A simple timer reduced energy consumption in a military facility by 34,000 kWh annually

Sometimes the simplest things can have the greatest impact when saving energy in commercial buildings. The key is to identify those opportunities. Slipstream worked for several years with Belkin International and Lawrence Berkeley National Lab in a Department of Defense sponsored study to evaluate a Belkin technology designed to identify and quantify specific electric loads operating at any given time. The system works by applying machine learning algorithms to measurements made where electrical service enters a building. This approach to load identification could potentially offer benefits compared to methods that require more measurement hardware and/or use less sophisticated algorithms. 

The team worked in three buildings at Joint Base Lewis McChord (JBLM), a large Army and Air Force base near Tacoma, Washington. The buildings included an office-type facility for IT work, a barracks building, and a vehicle maintenance facility. 

Slipstream’s main role was to collect circuit-level electric power data at the facilities, data that was used to “train” the machine learning algorithms in the Belkin system. Dan Cautley, Slipstream senior engineer, led the effort, and worked with a local electrical contractor to set up and maintain measurement of one-second resolution power consumption on 306 electric circuits for periods of 4 to 14 months. 

Slipstream also worked to identify and implement energy efficiency opportunities – intended to provide concrete evidence of the value of the electric power itemization. While the itemization technology proved only modestly successful, one specific efficiency demonstration project in the third building investigated jumped out as a winner. 

Vehicle maintenance facility

The vehicle maintenance facility is a 33,000 square foot facility consisting of shop areas with 14 vehicle repair bays, plus an office wing.
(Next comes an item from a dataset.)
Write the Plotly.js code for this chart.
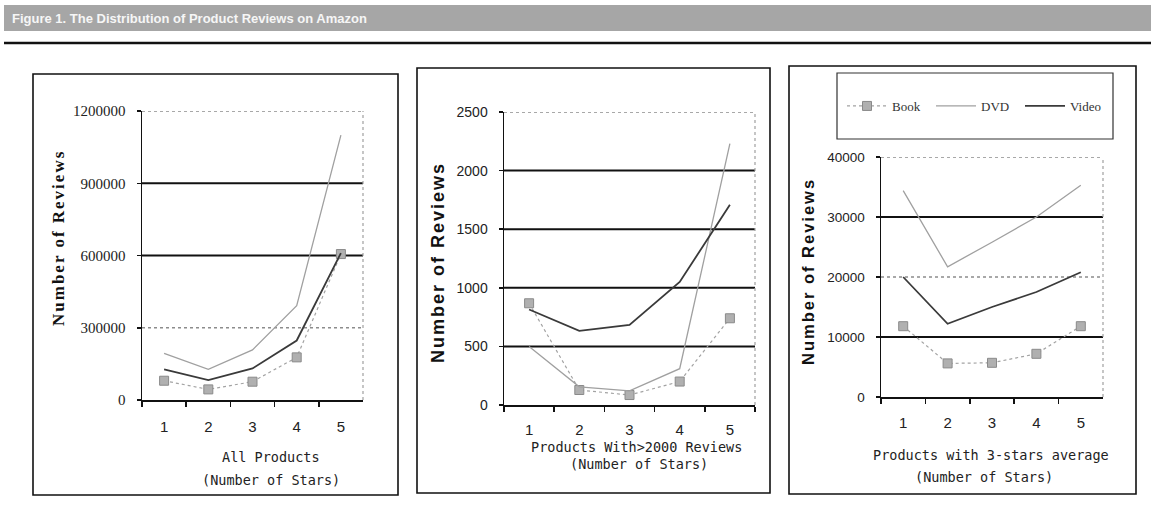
<!DOCTYPE html>
<html><head><meta charset="utf-8">
<script src="https://cdn.plot.ly/plotly-3.0.1.min.js"></script>
<style>html,body{margin:0;padding:0;background:#fff}#chart{width:1151px;height:515px}</style>
</head><body><div id="chart"></div>
<script>
// ---------- data ----------
const stars = ['1', '2', '3', '4', '5'];
const seriesNames = ['Book', 'DVD', 'Video'];

// Panel 1: All Products
const allBook  = [80000, 44000, 76000, 177000, 606000];
const allDVD   = [194000, 127000, 208000, 392000, 1100000];
const allVideo = [127000, 83000, 131000, 247000, 610000];

// Panel 2: Products With >2000 Reviews
const bigBook  = [868, 128, 85, 200, 740];
const bigDVD   = [500, 155, 120, 310, 2230];
const bigVideo = [815, 632, 683, 1050, 1708];

// Panel 3: Products with 3-stars average
const avgBook  = [11800, 5600, 5700, 7200, 11800];
const avgDVD   = [34400, 21700, 25800, 30000, 35300];
const avgVideo = [20000, 12200, 15000, 17500, 20800];

// tick values
const yTicks1 = [0, 300000, 600000, 900000, 1200000];
const yTicks2 = [0, 500, 1000, 1500, 2000, 2500];
const yTicks3 = [0, 10000, 20000, 30000, 40000];

// gridlines (value lists) – dark ones and light dotted ones
const grid1Dark = [600000, 900000];
const grid1Light = [300000, 1200000];
const grid2Dark = [500, 1000, 1500, 2000];
const grid2Light = [2500];
const grid3Dark = [10000, 30000];
const grid3Light = [20000, 40000];

// texts
const figTitle = 'Figure 1. The Distribution of Product Reviews on Amazon';
const yTitle = 'Number of Reviews';
const xTitles = [
  ['All Products', '(Number of Stars)'],
  ['Products With>2000 Reviews', '(Number of Stars)'],
  ['Products with 3-stars average', '(Number of Stars)']
];

// ---------- layout helpers ----------
const W = 1151, H = 515;
const px = x => x / W;
const py = y => 1 - y / H;

const styles = {
  Book:  {line: {color: '#a3a3a3', width: 1.2, dash: 'dot'}, marker: {symbol: 'square', size: 9, color: '#b0b0b0', line: {color: '#8a8a8a', width: 1}}, mode: 'lines+markers'},
  DVD:   {line: {color: '#a0a0a0', width: 1.3}, mode: 'lines'},
  Video: {line: {color: '#3a3a3a', width: 1.8}, mode: 'lines'}
};

const panels = [
  {vals: [allBook, allDVD, allVideo], xa: 'x', ya: 'y'},
  {vals: [bigBook, bigDVD, bigVideo], xa: 'x2', ya: 'y2'},
  {vals: [avgBook, avgDVD, avgVideo], xa: 'x3', ya: 'y3'}
];

const traces = [];
panels.forEach((p, pi) => {
  seriesNames.forEach((name, si) => {
    const s = styles[name];
    const t = {
      type: 'scatter', x: stars, y: p.vals[si], name: name,
      xaxis: p.xa, yaxis: p.ya, mode: s.mode, line: s.line,
      showlegend: pi === 2, hoverinfo: 'skip'
    };
    if (s.marker) t.marker = s.marker;
    traces.push(t);
  });
});

function xAxis(l, r, standoff) {
  return {
    domain: [px(l), px(r)], type: 'category', categoryorder: 'array', categoryarray: stars,
    range: [-0.5, 4.5], tickson: 'boundaries', ticks: 'outside', ticklen: 5, tickwidth: 1.5,
    tickcolor: '#111', showline: true, linecolor: '#111', linewidth: 1.5,
    showgrid: false, zeroline: false, fixedrange: true, ticklabelstandoff: standoff,
    tickfont: {family: 'Liberation Sans, Arial, sans-serif', size: 15, color: '#222'}
  };
}
function yAxis(t, b, max, tickvals, font, anchor) {
  return {
    domain: [py(b), py(t)], range: [0, max], tickvals: tickvals, tickformat: 'd',
    ticks: 'outside', ticklen: 4, tickwidth: 1.5, tickcolor: '#111',
    showline: true, linecolor: '#111', linewidth: 1.5, showgrid: false, zeroline: false,
    fixedrange: true, tickfont: font, ticklabelstandoff: 8, anchor: anchor
  };
}

const shapes = [];
// title banner
shapes.push({type: 'rect', xref: 'paper', yref: 'paper', x0: px(4), x1: px(1151), y0: py(31), y1: py(5),
  fillcolor: '#a6a6a6', line: {width: 0}, layer: 'below'});
shapes.push({type: 'line', xref: 'paper', yref: 'paper', x0: px(4), x1: px(1151), y0: py(43), y1: py(43),
  line: {color: '#111', width: 2.5}});
// panel frames
[[33, 74, 398, 495], [417, 68, 770, 493], [789, 66, 1136, 494]].forEach(b => {
  shapes.push({type: 'rect', xref: 'paper', yref: 'paper', x0: px(b[0]), x1: px(b[2]), y0: py(b[3]), y1: py(b[1]),
    line: {color: '#111', width: 1.6}, fillcolor: 'rgba(0,0,0,0)', layer: 'below'});
});
// legend frame
shapes.push({type: 'rect', xref: 'paper', yref: 'paper', x0: px(837), x1: px(1113), y0: py(139), y1: py(73),
  line: {color: '#333', width: 1.2}, fillcolor: 'rgba(0,0,0,0)'});

function gridShapes(axSuffix, dark, light) {
  dark.forEach(v => shapes.push({type: 'line', xref: 'x' + axSuffix + ' domain', yref: 'y' + axSuffix,
    x0: 0, x1: 1, y0: v, y1: v, line: {color: '#111', width: 2}, layer: 'below'}));
  light.forEach(v => shapes.push({type: 'line', xref: 'x' + axSuffix + ' domain', yref: 'y' + axSuffix,
    x0: 0, x1: 1, y0: v, y1: v, line: {color: '#8c8c8c', width: 1.5, dash: 'dot'}, layer: 'below'}));
  // right border of plot area
  shapes.push({type: 'line', xref: 'x' + axSuffix + ' domain', yref: 'y' + axSuffix + ' domain',
    x0: 1, x1: 1, y0: 0, y1: 1, line: {color: '#a0a0a0', width: 1.2, dash: 'dot'}, layer: 'below'});
}
gridShapes('', grid1Dark, grid1Light);
gridShapes('2', grid2Dark, grid2Light);
gridShapes('3', grid3Dark, grid3Light);

const monoFont = {family: 'DejaVu Sans Mono, monospace', size: 13.5, color: '#222'};
const annotations = [
  {text: '<b>' + figTitle + '</b>', xref: 'paper', yref: 'paper', x: px(10), y: py(18), xanchor: 'left', yanchor: 'middle',
    showarrow: false, font: {family: 'Liberation Sans, Arial, sans-serif', size: 13, color: '#f6f6f6'}},
  {text: '<b>' + yTitle + '</b>', xref: 'paper', yref: 'paper', x: px(58), y: py(238), textangle: -90, showarrow: false,
    xanchor: 'center', yanchor: 'middle', font: {family: 'Liberation Serif, Times New Roman, serif', size: 17, color: '#111'}},
  {text: '<b>' + yTitle + '</b>', xref: 'paper', yref: 'paper', x: px(438), y: py(263), textangle: -90, showarrow: false,
    xanchor: 'center', yanchor: 'middle', font: {family: 'Liberation Sans, Arial, sans-serif', size: 18, color: '#111'}},
  {text: '<b>' + yTitle + '</b>', xref: 'paper', yref: 'paper', x: px(808), y: py(272), textangle: -90, showarrow: false,
    xanchor: 'center', yanchor: 'middle', font: {family: 'Liberation Sans, Arial, sans-serif', size: 16.5, color: '#111'}}
];
const xTitlePos = [[[271, 457], [271, 480]], [[637, 447], [639, 464]], [[991, 455], [984, 477]]];
xTitles.forEach((lines, i) => {
  lines.forEach((t, j) => {
    annotations.push({text: t, xref: 'paper', yref: 'paper', x: px(xTitlePos[i][j][0]), y: py(xTitlePos[i][j][1]),
      xanchor: 'center', yanchor: 'middle', showarrow: false, font: monoFont});
  });
});

const layout = {
  width: W, height: H, margin: {l: 0, r: 0, t: 0, b: 0},
  paper_bgcolor: '#fff', plot_bgcolor: 'rgba(0,0,0,0)', showlegend: true,
  xaxis: xAxis(142, 363, 12),
  yaxis: yAxis(111, 400, 1200000, yTicks1, {family: 'Liberation Serif, Times New Roman, serif', size: 15, color: '#222'}, 'x'),
  xaxis2: xAxis(504, 755, 10),
  yaxis2: yAxis(112, 405, 2500, yTicks2, {family: 'Liberation Sans, Arial, sans-serif', size: 14, color: '#222'}, 'x2'),
  xaxis3: xAxis(881, 1103, 11),
  yaxis3: yAxis(157, 397, 40000, yTicks3, {family: 'Liberation Sans, Arial, sans-serif', size: 13.5, color: '#222'}, 'x3'),
  legend: {orientation: 'h', x: px(842), y: py(106), xanchor: 'left', yanchor: 'middle',
    bgcolor: 'rgba(0,0,0,0)', borderwidth: 0, itemwidth: 40, entrywidth: 34, entrywidthmode: 'pixels',
    font: {family: 'Liberation Serif, Times New Roman, serif', size: 13, color: '#333'}},
  shapes: shapes, annotations: annotations
};
layout.xaxis.anchor = 'y'; layout.xaxis2.anchor = 'y2'; layout.xaxis3.anchor = 'y3';

Plotly.newPlot('chart', traces, layout, {staticPlot: true, displayModeBar: false}).then(() => {
  document.querySelectorAll('.annotation-text').forEach(el => {
    if (el.textContent === yTitle) el.style.letterSpacing = '2px';
  });
});
</script></body></html>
A number of pieces of industrial-scale equipment stood out as potentially high energy users, in particular two compressors and a pair of overhead gantry cranes, each of which used 277V, three-phase motors. The team thought these systems might provide examples of large motor-based loads that would be identifiable and would offer efficiency opportunities. 

It turned out that those loads were operated infrequently – the total energy consumption of compressors and cranes was less than one percent of the building’s total. But the team discovered much higher energy use in another system. This was a vehicle exhaust extraction ventilation system, a fan connected to flexible tubes in each work bay, intended to remove exhaust fumes from vehicles when their engines are operated inside the facility. Slipstream data showed the system was operating continuously from the time monitoring was started, at an average power of 3.9 kW (16 percent of facility total). Given that work on operating vehicles was infrequent, most of this operating time was clearly unnecessary. 

After conversations with JBLM Department of Public Works staff, Slipstream received approval to move forward with a retrofit, and worked with a local contractor to install a simple manual switch that signals the facility’s direct digital control system to operate the fan for a period of two hours each time it’s activated. System operation is important for controlling exposure to exhaust fumes - staff training by the facility’s operational manager, and signage placed by the contractor, were used to assure proper use.  

The exhaust fan control retrofit cost $1,200, and over the first month of operation, after the retrofit, energy consumption of the system dropped by 99 percent. Assuming this pattern of use persists, annual savings will total about 34,000 kWh at a value of $3,400 (at $0.10 per kWh), for a simple payback of about four months. This discovery of one easily-implemented efficiency measure was a key success of the project. 

Exhaust extraction system graph

It’s no surprise that leaving equipment turned off when it’s not needed can reduce energy consumption. Lots of opportunities stem from this, leading to what some of us at Slipstream call the First Rule of energy use in commercial buildings – that almost every building has one or more energy consuming systems that run excessively. This can result from the absence of controls, a lack of proper programming of automated controls like setback thermostats and building automation systems, and/or a lack of knowledge or discipline by staff in using manual controls. 

While the original primary focus of the project was on the accuracy of energy itemization, the project also brought attention to the necessity of engineering knowledge and facility operations information for identifying and planning energy savings projects. Engineering knowledge provides the ability to estimate savings potential for equipment and systems, and operations information provides, for example, operating requirements for each piece of equipment during work hours – the information usually collected in an energy audit. The challenge to energy programs is to bring  the right mix of measurement technology, engineering skills, and facility information that enables practical energy efficiency solutions.